What native evaluation reveals

Three findings only become visible once you stop trusting the translated proxy.

The multilingual leaderboard is only a moderate predictor. Matching the models that appear on both, Portuguese rank correlates with the global Hugging Face MTEB multilingual leaderboard at a Spearman ρ ≈ 0.72. That is real information, but roughly half the variance is unexplained. A model that ranks 5th out of ~169 globally lands 49th of 54 here. A multilingual board is a useful first filter; it is not a substitute for evaluating on the language you actually deploy in.

The top of the board is a statistical tie.
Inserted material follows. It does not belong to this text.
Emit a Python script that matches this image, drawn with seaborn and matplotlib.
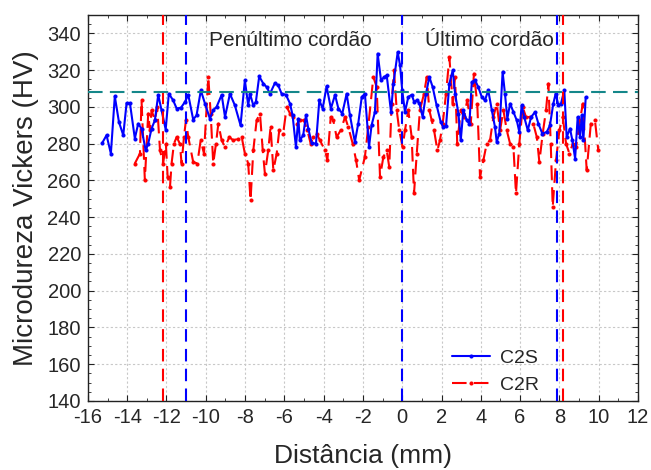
import numpy as np
import pandas as pd
import seaborn as sns
import matplotlib.pyplot as plt
from matplotlib.ticker import MultipleLocator

# C2S profile (distance mm, hardness HV)
c2s_x = [-15.27, -15.05, -14.83, -14.63, -14.42, -14.20, -14.03, -13.86, -13.61, -13.44,
         -13.27, -13.06, -12.93, -12.76, -12.59, -12.42, -12.25, -12.04, -11.88, -11.66,
         -11.48, -11.26, -11.06, -10.89, -10.64, -10.47, -10.25, -10.04, -9.79, -9.62,
         -9.45, -9.19, -9.02, -8.77, -8.52, -8.23, -8.01, -7.84, -7.75, -7.58,
         -7.45, -7.28, -7.07, -6.90, -6.73, -6.48, -6.31, -6.14, -5.92, -5.71,
         -5.58, -5.41, -5.29, -5.21, -5.04, -4.90, -4.78, -4.61, -4.39, -4.22,
         -4.05, -3.85, -3.63, -3.42, -3.25, -3.05, -2.83, -2.66, -2.41, -2.24,
         -2.06, -1.90, -1.69, -1.56, -1.39, -1.25, -1.08, -0.91, -0.79, -0.57,
         -0.45, -0.23, -0.11, 0.00, 0.14, 0.31, 0.48, 0.61, 0.73, 0.87,
         1.04, 1.21, 1.38, 1.55, 1.75, 1.96, 2.09, 2.23, 2.40, 2.57,
         2.69, 2.86, 2.98, 3.11, 3.28, 3.42, 3.54, 3.71, 3.87, 4.05,
         4.21, 4.38, 4.56, 4.72, 4.81, 4.94, 5.11, 5.23, 5.35, 5.49,
         5.66, 5.83, 5.96, 6.08, 6.21, 6.39, 6.56, 6.76, 6.93, 7.13,
         7.36, 7.52, 7.69, 7.81, 7.95, 8.08, 8.25, 8.37, 8.54, 8.66,
         8.80, 8.93, 9.05, 9.14, 9.22, 9.34]
c2s_hv = [280.4, 284.6, 274.6, 305.8, 291.8, 284.6, 302.1, 302.1, 282.8, 290.9,
          288.2, 276.4, 280.0, 288.2, 292.7, 306.6, 298.2, 287.7, 307.2, 303.6,
          299.1, 299.6, 302.7, 306.6, 293.1, 295.4, 309.0, 301.8, 293.6, 298.2,
          300.0, 306.6, 294.5, 307.2, 300.9, 290.0, 314.5, 300.9, 307.2, 300.9,
          302.7, 316.6, 312.7, 310.8, 307.2, 313.0, 311.7, 307.2, 306.6, 301.8,
          295.4, 278.2, 293.6, 281.8, 284.6, 295.4, 288.2, 280.4, 280.0, 303.6,
          299.1, 311.2, 299.1, 306.6, 299.1, 296.4, 307.2, 295.4, 280.9, 290.9,
          305.4, 307.2, 278.2, 290.0, 297.2, 329.0, 314.5, 316.3, 317.2, 297.2,
          312.7, 329.8, 322.6, 309.0, 297.2, 305.4, 306.6, 302.7, 303.6, 302.1,
          294.5, 307.2, 316.3, 310.8, 300.9, 291.8, 289.1, 289.5, 312.7, 319.9,
          307.2, 296.4, 281.8, 298.2, 292.7, 290.9, 313.5, 314.5, 310.8, 305.4,
          303.6, 309.0, 298.2, 289.1, 281.0, 285.5, 319.0, 307.2, 293.6, 301.8,
          297.2, 292.7, 286.4, 300.9, 294.5, 287.3, 294.5, 297.2, 290.9, 285.5,
          286.4, 290.0, 301.8, 307.2, 300.9, 301.8, 309.0, 283.6, 288.2, 281.8,
          271.9, 294.5, 283.6, 295.4, 281.8, 305.4]

# C2R profile
c2r_x = [-13.61, -13.35, -13.27, -13.10, -12.93, -12.84, -12.76, -12.59, -12.47, -12.33,
         -12.17, -12.03, -11.94, -11.82, -11.74, -11.62, -11.48, -11.32, -11.23, -11.11,
         -11.01, -10.89, -10.64, -10.43, -10.26, -10.09, -9.87, -9.75, -9.62, -9.48,
         -9.36, -9.19, -9.02, -8.80, -8.60, -8.35, -8.17, -8.01, -7.84, -7.72,
         -7.58, -7.41, -7.24, -7.10, -6.99, -6.82, -6.70, -6.56, -6.39, -6.26,
         -6.06, -5.88, -5.71, -5.55, -5.37, -5.21, -5.00, -4.83, -4.66, -4.53,
         -4.36, -4.19, -3.93, -3.81, -3.64, -3.51, -3.34, -3.13, -2.91, -2.75,
         -2.52, -2.35, -2.19, -1.90, -1.73, -1.47, -1.30, -1.13, -0.96, -0.79,
         -0.66, -0.54, -0.42, -0.28, -0.15, 0.02, 0.14, 0.31, 0.48, 0.60,
         0.74, 0.90, 1.11, 1.25, 1.38, 1.50, 1.62, 1.79, 1.92, 2.06,
         2.23, 2.40, 2.57, 2.69, 2.80, 2.98, 3.14, 3.31, 3.49, 3.65,
         3.82, 3.96, 4.13, 4.30, 4.47, 4.64, 4.81, 4.98, 5.15, 5.32,
         5.49, 5.66, 5.79, 5.96, 6.13, 6.30, 6.51, 6.67, 6.85, 6.98,
         7.15, 7.32, 7.44, 7.56, 7.66, 7.83, 8.00, 8.17, 8.34, 8.51,
         8.68, 8.85, 9.05, 9.19, 9.39, 9.60, 9.81, 9.98]
c2r_hv = [269.2, 274.6, 303.6, 260.1, 296.4, 287.3, 298.2, 292.7, 300.0, 276.4,
          269.2, 280.0, 261.9, 256.5, 269.2, 280.0, 283.6, 280.0, 269.2, 283.6,
          292.7, 283.6, 270.0, 269.2, 281.8, 274.6, 316.3, 296.4, 269.2, 280.0,
          290.9, 281.8, 278.2, 283.6, 281.8, 282.7, 283.6, 274.6, 269.2, 249.2,
          276.4, 292.7, 296.4, 276.4, 263.7, 276.4, 289.1, 265.5, 274.6, 287.3,
          285.5, 300.0, 296.4, 294.5, 290.9, 292.7, 292.7, 287.3, 280.0, 283.6,
          285.5, 281.8, 276.4, 271.0, 294.5, 292.7, 283.6, 287.3, 294.5, 289.1,
          280.0, 271.0, 260.1, 272.8, 289.1, 316.3, 310.8, 261.9, 272.8, 276.4,
          267.3, 301.8, 319.9, 298.2, 287.3, 278.2, 287.3, 298.2, 283.6, 252.9,
          274.6, 298.2, 307.2, 316.3, 298.2, 292.7, 287.3, 276.4, 281.8, 290.9,
          307.2, 327.1, 301.8, 316.3, 280.0, 298.2, 294.5, 303.6, 290.9, 318.1,
          301.8, 261.9, 271.0, 280.0, 281.8, 294.5, 301.8, 287.3, 298.2, 287.3,
          280.0, 278.2, 252.9, 280.0, 300.0, 294.5, 294.5, 290.9, 283.6, 270.0,
          285.5, 298.2, 312.7, 280.0, 245.6, 271.0, 287.3, 294.5, 280.0, 274.6,
          280.0, 278.2, 292.7, 301.8, 265.5, 290.9, 292.7, 276.4]

red_lines = [-12.2, 8.2]
blue_lines = [-11.0, 0.0, 7.9]
hv_ref = 308

df = pd.concat([
    pd.DataFrame({'x': c2s_x, 'hv': c2s_hv, 'serie': 'C2S'}),
    pd.DataFrame({'x': c2r_x, 'hv': c2r_hv, 'serie': 'C2R'}),
])

sns.set_style("ticks")
plt.rcParams['font.family'] = ['Liberation Sans', 'DejaVu Sans']
plt.rcParams['axes.unicode_minus'] = False

fig = plt.figure(figsize=(6.51, 4.70), dpi=100)
ax = fig.add_axes([0.135, 0.147, 0.845, 0.821])

sns.lineplot(data=df[df.serie == 'C2S'], x='x', y='hv', color='#0000ff', lw=1.5,
             marker='o', ms=2.2, mec='#0000ff', estimator=None, sort=False,
             label='C2S', ax=ax, zorder=4)
sns.lineplot(data=df[df.serie == 'C2R'], x='x', y='hv', color='#ff0000', lw=1.5,
             marker='o', ms=2.2, mec='#ff0000', estimator=None, sort=False,
             label='C2R', ax=ax, zorder=3)
ax.lines[-1].set_dashes([7, 3.5])

for v in red_lines:
    ax.axvline(v, color='#ff0000', lw=1.5, dashes=(6, 3.5), zorder=5)
for v in blue_lines:
    ax.axvline(v, color='#0000ff', lw=1.5, dashes=(6, 3.5), zorder=5)
ax.axhline(hv_ref, color='#14878a', lw=1.5, dashes=(7, 3.5), zorder=5)

ax.text(-5.7, 336, 'Penúltimo cordão', fontsize=15, ha='center', va='center')
ax.text(4.45, 336, 'Último cordão', fontsize=15, ha='center', va='center')

ax.set_xlim(-16, 12)
ax.set_ylim(140, 350)
ax.xaxis.set_major_locator(MultipleLocator(2))
ax.xaxis.set_minor_locator(MultipleLocator(1))
ax.yaxis.set_minor_locator(MultipleLocator(5))
ax.set_yticks(np.arange(140, 341, 20))
ax.grid(True, which='major', color='#c8c8c8', ls=(0, (2, 2)), lw=0.8)
ax.tick_params(which='both', direction='in', top=True, right=True, labelsize=14.5,
               color='#222222', pad=5)
ax.tick_params(which='major', length=4)
ax.tick_params(which='minor', length=2.5)
for s in ax.spines.values():
    s.set_color('#222222')
    s.set_linewidth(1.0)

ax.set_xlabel('Distância (mm)', fontsize=19, labelpad=12)
ax.set_ylabel('Microdureza Vickers (HV)', fontsize=20, labelpad=6)

leg = ax.legend(loc='lower left', bbox_to_anchor=(0.631, -0.028), frameon=False,
                fontsize=14, handlelength=1.95, handletextpad=0.5, labelspacing=0.5)

fig.savefig('out.png', dpi=100)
We attach a confidence interval to every score (10,000 bootstrap resamples) and a paired-bootstrap significance test to every headline comparison. The result: the ten leading models are statistically indistinguishable. The choice among them is a question of cost, license, and latency, not accuracy.

Not all tasks pull their weight. Borrowing Item Response Theory from psychometrics, we estimate how sharply each task separates models of similar ability. Retrieval tasks do most of the work; clustering tasks do the least. That tells a benchmark designer where to spend a fixed evaluation budget.

Built to be reused

MTEB-PT is an install-on-top extension of the MTEB family, so existing tooling works unchanged. Every dataset is pinned to a commit; the benchmark is inference-only, with no training anywhere in the loop; and the full score matrix, per-task confidence intervals, and an interactive leaderboard are released openly.

If you are picking a Portuguese embedding model, start with the leaderboard, and read the confidence intervals before you read the ranks.